=== Task requirements ===
Word for word, quote all of the material, omitting the pictures.

=== Supplied data ===
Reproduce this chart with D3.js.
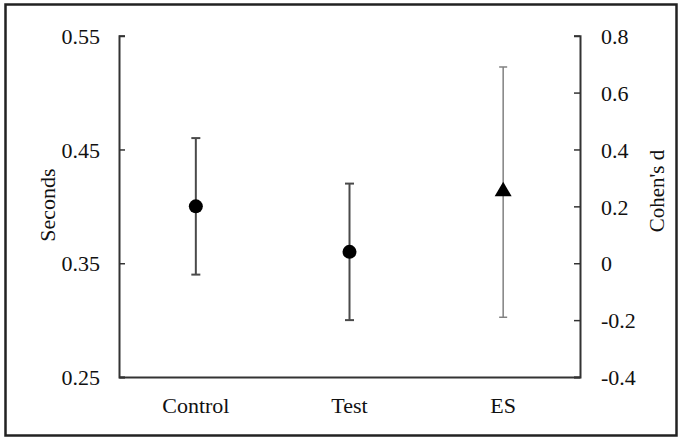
<!DOCTYPE html>
<html><head><meta charset="utf-8">
<script src="https://cdn.jsdelivr.net/npm/d3@7"></script>
<style>body{margin:0;background:#fff}svg{display:block}</style>
</head><body>
<script>
const categories = ["Control", "Test", "ES"];
const seconds = [{cat:"Control", mean:0.40, lo:0.34, hi:0.46}, {cat:"Test", mean:0.36, lo:0.30, hi:0.42}];
const effect = [{cat:"ES", mean:0.26, lo:-0.19, hi:0.69}];
const leftTicks = [0.25, 0.35, 0.45, 0.55];
const rightTicks = [-0.4, -0.2, 0, 0.2, 0.4, 0.6, 0.8];

const FONT = "'Liberation Serif', Tinos, 'Times New Roman', serif";
const W = 679, H = 438;
const svg = d3.select("body").append("svg").attr("width", W).attr("height", H)
  .attr("font-family", FONT).attr("font-size", 22);
svg.append("rect").attr("x", 5.5).attr("y", 4.5).attr("width", 671).attr("height", 431)
  .attr("fill", "none").attr("stroke", "#222").attr("stroke-width", 2.5);

const x0 = 119, x1 = 580, yTop = 35.7, yBot = 377;
const x = d3.scaleBand().domain(categories).range([x0, x1]);
const yL = d3.scaleLinear().domain([0.25, 0.55]).range([yBot, yTop]);
const yR = d3.scaleLinear().domain([-0.4, 0.8]).range([yBot, yTop]);

const gL = svg.append("g").attr("transform", `translate(${x0},0)`)
  .call(d3.axisRight(yL).tickValues(leftTicks).tickSize(6).tickFormat(d3.format(".2f")));
gL.selectAll("text").attr("x", -19).attr("text-anchor", "end").attr("dy", "0.35em");
const gR = svg.append("g").attr("transform", `translate(${x1},0)`)
  .call(d3.axisLeft(yR).tickValues(rightTicks).tickSize(6).tickFormat(d => d === 0 ? "0" : d3.format(".1f")(d).replace("−", "-")));
gR.selectAll("text").attr("x", 21).attr("text-anchor", "start").attr("dy", "0.35em");
[gL, gR].forEach(g => {
  g.attr("font-family", FONT).attr("font-size", 22);
  g.select(".domain").attr("stroke", "#333").attr("stroke-width", 2);
  g.selectAll(".tick line").attr("stroke", "#333").attr("stroke-width", 1.5);
});
const gB = svg.append("g").attr("transform", `translate(0,${yBot})`)
  .call(d3.axisBottom(x).tickSize(0).tickSizeOuter(0));
gB.attr("font-family", FONT).attr("font-size", 22);
gB.select(".domain").attr("stroke", "#333").attr("stroke-width", 2);
gB.selectAll("text").attr("y", 0).attr("dy", "36px");

svg.append("text").attr("transform", `translate(55,205) rotate(-90)`).attr("text-anchor", "middle").text("Seconds");
svg.append("text").attr("transform", `translate(664,191) rotate(-90)`).attr("text-anchor", "middle")
  .attr("font-size", 21).text("Cohen's d");
svg.selectAll("text").attr("fill", "#111");

function bars(data, y, color, sw, cap) {
  const g = svg.append("g");
  data.forEach(d => {
    const cx = x(d.cat) + x.bandwidth() / 2;
    g.append("line").attr("x1", cx).attr("x2", cx).attr("y1", y(d.lo)).attr("y2", y(d.hi)).attr("stroke", color).attr("stroke-width", sw);
    [d.lo, d.hi].forEach(v => g.append("line").attr("x1", cx - cap).attr("x2", cx + cap).attr("y1", y(v)).attr("y2", y(v)).attr("stroke", color).attr("stroke-width", sw));
  });
}
bars(seconds, yL, "#4a4a4a", 2, 4.5);
bars(effect, yR, "#808080", 1.5, 4);

svg.selectAll("circle.pt").data(seconds).join("circle").attr("class", "pt")
  .attr("cx", d => x(d.cat) + x.bandwidth() / 2).attr("cy", d => yL(d.mean)).attr("r", 7).attr("fill", "#000");
svg.selectAll("path.tri").data(effect).join("path").attr("class", "tri")
  .attr("transform", d => `translate(${x(d.cat) + x.bandwidth() / 2},${yR(d.mean)})`)
  .attr("d", "M0,-7.5L8.5,7L-8.5,7Z").attr("fill", "#000");
</script>
</body></html>
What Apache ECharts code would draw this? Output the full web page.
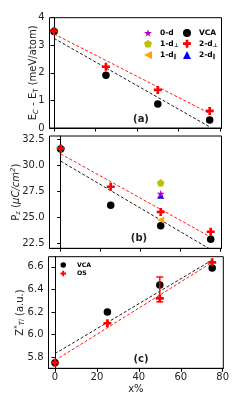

=== In response ===
Reproduce this chart with D3.js.
<!DOCTYPE html>
<html><head><meta charset="utf-8">
<script src="https://cdn.jsdelivr.net/npm/d3@7"></script>
<style>body{margin:0;background:#fff}svg{display:block}</style>
</head><body>
<script>
const categories = ["Control", "Test", "ES"];
const seconds = [{cat:"Control", mean:0.40, lo:0.34, hi:0.46}, {cat:"Test", mean:0.36, lo:0.30, hi:0.42}];
const effect = [{cat:"ES", mean:0.26, lo:-0.19, hi:0.69}];
const leftTicks = [0.25, 0.35, 0.45, 0.55];
const rightTicks = [-0.4, -0.2, 0, 0.2, 0.4, 0.6, 0.8];

const FONT = "'Liberation Serif', Tinos, 'Times New Roman', serif";
const W = 679, H = 438;
const svg = d3.select("body").append("svg").attr("width", W).attr("height", H)
  .attr("font-family", FONT).attr("font-size", 22);
svg.append("rect").attr("x", 5.5).attr("y", 4.5).attr("width", 671).attr("height", 431)
  .attr("fill", "none").attr("stroke", "#222").attr("stroke-width", 2.5);

const x0 = 119, x1 = 580, yTop = 35.7, yBot = 377;
const x = d3.scaleBand().domain(categories).range([x0, x1]);
const yL = d3.scaleLinear().domain([0.25, 0.55]).range([yBot, yTop]);
const yR = d3.scaleLinear().domain([-0.4, 0.8]).range([yBot, yTop]);

const gL = svg.append("g").attr("transform", `translate(${x0},0)`)
  .call(d3.axisRight(yL).tickValues(leftTicks).tickSize(6).tickFormat(d3.format(".2f")));
gL.selectAll("text").attr("x", -19).attr("text-anchor", "end").attr("dy", "0.35em");
const gR = svg.append("g").attr("transform", `translate(${x1},0)`)
  .call(d3.axisLeft(yR).tickValues(rightTicks).tickSize(6).tickFormat(d => d === 0 ? "0" : d3.format(".1f")(d).replace("−", "-")));
gR.selectAll("text").attr("x", 21).attr("text-anchor", "start").attr("dy", "0.35em");
[gL, gR].forEach(g => {
  g.attr("font-family", FONT).attr("font-size", 22);
  g.select(".domain").attr("stroke", "#333").attr("stroke-width", 2);
  g.selectAll(".tick line").attr("stroke", "#333").attr("stroke-width", 1.5);
});
const gB = svg.append("g").attr("transform", `translate(0,${yBot})`)
  .call(d3.axisBottom(x).tickSize(0).tickSizeOuter(0));
gB.attr("font-family", FONT).attr("font-size", 22);
gB.select(".domain").attr("stroke", "#333").attr("stroke-width", 2);
gB.selectAll("text").attr("y", 0).attr("dy", "36px");

svg.append("text").attr("transform", `translate(55,205) rotate(-90)`).attr("text-anchor", "middle").text("Seconds");
svg.append("text").attr("transform", `translate(664,191) rotate(-90)`).attr("text-anchor", "middle")
  .attr("font-size", 21).text("Cohen's d");
svg.selectAll("text").attr("fill", "#111");

function bars(data, y, color, sw, cap) {
  const g = svg.append("g");
  data.forEach(d => {
    const cx = x(d.cat) + x.bandwidth() / 2;
    g.append("line").attr("x1", cx).attr("x2", cx).attr("y1", y(d.lo)).attr("y2", y(d.hi)).attr("stroke", color).attr("stroke-width", sw);
    [d.lo, d.hi].forEach(v => g.append("line").attr("x1", cx - cap).attr("x2", cx + cap).attr("y1", y(v)).attr("y2", y(v)).attr("stroke", color).attr("stroke-width", sw));
  });
}
bars(seconds, yL, "#4a4a4a", 2, 4.5);
bars(effect, yR, "#808080", 1.5, 4);

svg.selectAll("circle.pt").data(seconds).join("circle").attr("class", "pt")
  .attr("cx", d => x(d.cat) + x.bandwidth() / 2).attr("cy", d => yL(d.mean)).attr("r", 7).attr("fill", "#000");
svg.selectAll("path.tri").data(effect).join("path").attr("class", "tri")
  .attr("transform", d => `translate(${x(d.cat) + x.bandwidth() / 2},${yR(d.mean)})`)
  .attr("d", "M0,-7.5L8.5,7L-8.5,7Z").attr("fill", "#000");
</script>
</body></html>
What Apache ECharts code would draw this? Output the full web page.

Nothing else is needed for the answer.